At last I induced my Cingalese friend to carry his sapphires to a more hopeful port-hole. I dressed and went on deck. One of my little ones crept to me. She had a huge bunch of blossom in her wee hands. Some of the flowers I had seen in famous conservatories. Half of them I had never seen. They were massed together—white, red and yellow, no half colours! They were tightly bound into a stupid graceless bunch, stiffly bordered by thick leaves, but from them rose a perfume heavy as incense, sweet as sandal-wood. One of my baby’s many admirers had given them to her. He had bought them for two annas. The vendor had cheated him into paying double price.
The deck was thronged with native merchants and was vocal with hubbub. At a short distance from the Valetta a dozen native boys were paddling a frail little craft. “Throw away, sir; throw money, sir. I dive, sir—I dive.” And dive they did, invariably bringing up the silver in their triumphant mouths. They dived and swam and rose like nimble, black flying-fish. Hundreds of coolies were bringing big baskets of coal up the ship’s sides. They were as quick as monkeys and far noisier.
I sank into my steamer chair. In a moment I was surrounded. Three Cingalese men planted themselves complacently at my feet. Their attendant coolies followed with their wares. One man had photographs. One had Point de Galle lace and chicken work. One had tortoise-shell and ebony. All had sapphires, cat’s-eyes, and moonstones. Every passenger on deck was surrounded by just such a brown coterie.
Colombo itself we saw but indifferently. A few houses and myriad cocoanut trees, that was all; but around us were anchored the ships of a dozen flags. If I remember, the only men-of-war were three or four funny little Japanese warships.
After a hasty breakfast, which even the children were too excited to eat, we went on shore. What a wonderland! The grass was the crisp green of eternal summer. The intense sunshine was pouring mercilessly down. But native men and women were walking leisurely along, with bare heads, and apparently cool skins. A horribly deformed boy rushed at us with a prayer for bukshish. My husband sprang between him and me. But, though I did not know it, I had, for the first time, seen a leper. I was destined to see lepers all over India, and a year or more later, in Subathu, I learned to go among them quietly if not quite calmly. As for the cry of bukshish, which was the first native word I heard in the East, it was also the last. I heard it incessantly for two years and more. The peoples among whom we went spoke Hindustani, Gujarati, Tamul, Marahti, and a dozen other tongues, but they all cried “Salaam, memsahib. Bukshish! Bukshish!”

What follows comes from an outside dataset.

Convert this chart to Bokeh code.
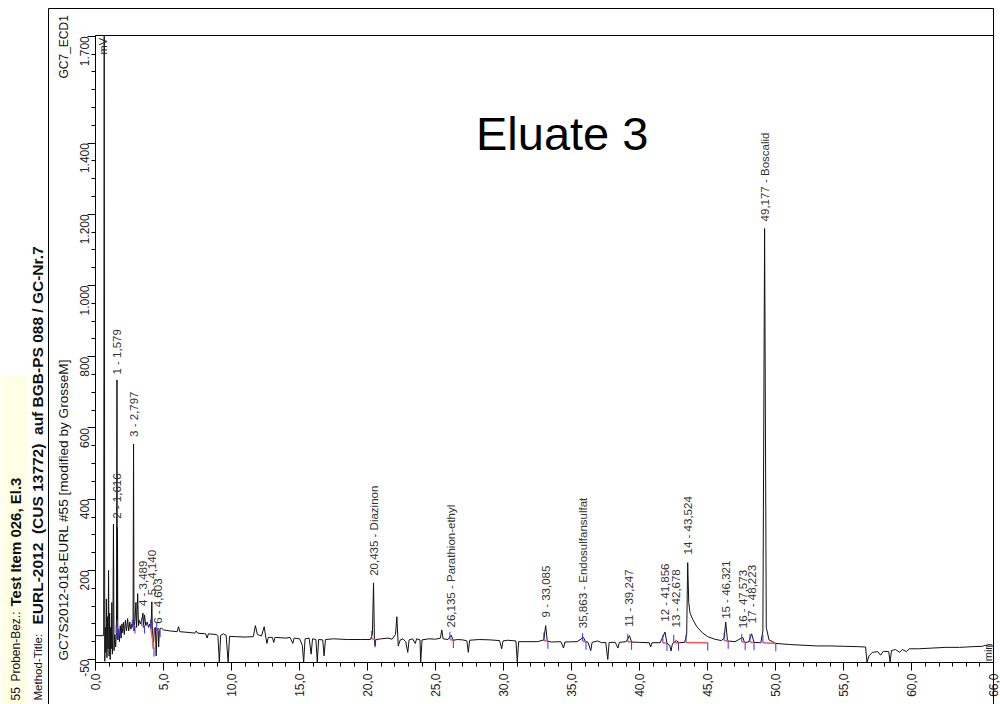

It was only a stone’s throw to the large, pleasant hotel. The manager was waiting for us; and with him was an ayah, who had been engaged as an assistant nurse, by our advance agent. What a splendidly handsome woman she was! A long, straight piece of striped silk was wrapped about her hips and fell nearly to her ankles. A short Cingalese jacket, made of white lawn and edged with lace, covered her bosom. Her arms and neck and feet were gleaming, black and bare. And between her short white jacket and her low red skirt was an interspace of four or more inches of black plumpness. Her magnificent black hair was carefully braided, and the long braids were artistically gathered together by a beautiful silver pin, which also fastened a red rose. She wore a string of big gold beads about her neck. She gave a shrewd look at my sturdy little flock. “Salaam, memsahib,” she cried, showing all her large perfect teeth. “Two baba not walk!” She seized upon the smaller of the two and led the way to our rooms. That very afternoon the elder baby walked, for the first time, and after that very rarely asked to be carried. If the ayah repented her choice of babies she gave no sign, but abode by her first selection.
It was in Colombo that I first ate curry that was nearly perfect. In Colombo I ate a dozen fruits I had never eaten before. The hotel was very pleasant. The rooms were large and shady, and they were—what, alas! we were not always to find them in the East—sweetly clean. There was a wonderful garden at the back of the hotel, from which the mallie used to gather me a great bunch of strange, graceful, scarlet flowers. And yet there never seemed a flower the less. Alas! the flowers of the East
spring up, bloom, bear, and wither
In the same hour.
The quiet, respectful, ready Oriental service was delightful. And it was adequate, which Eastern service is not always, for it was under efficient European supervision.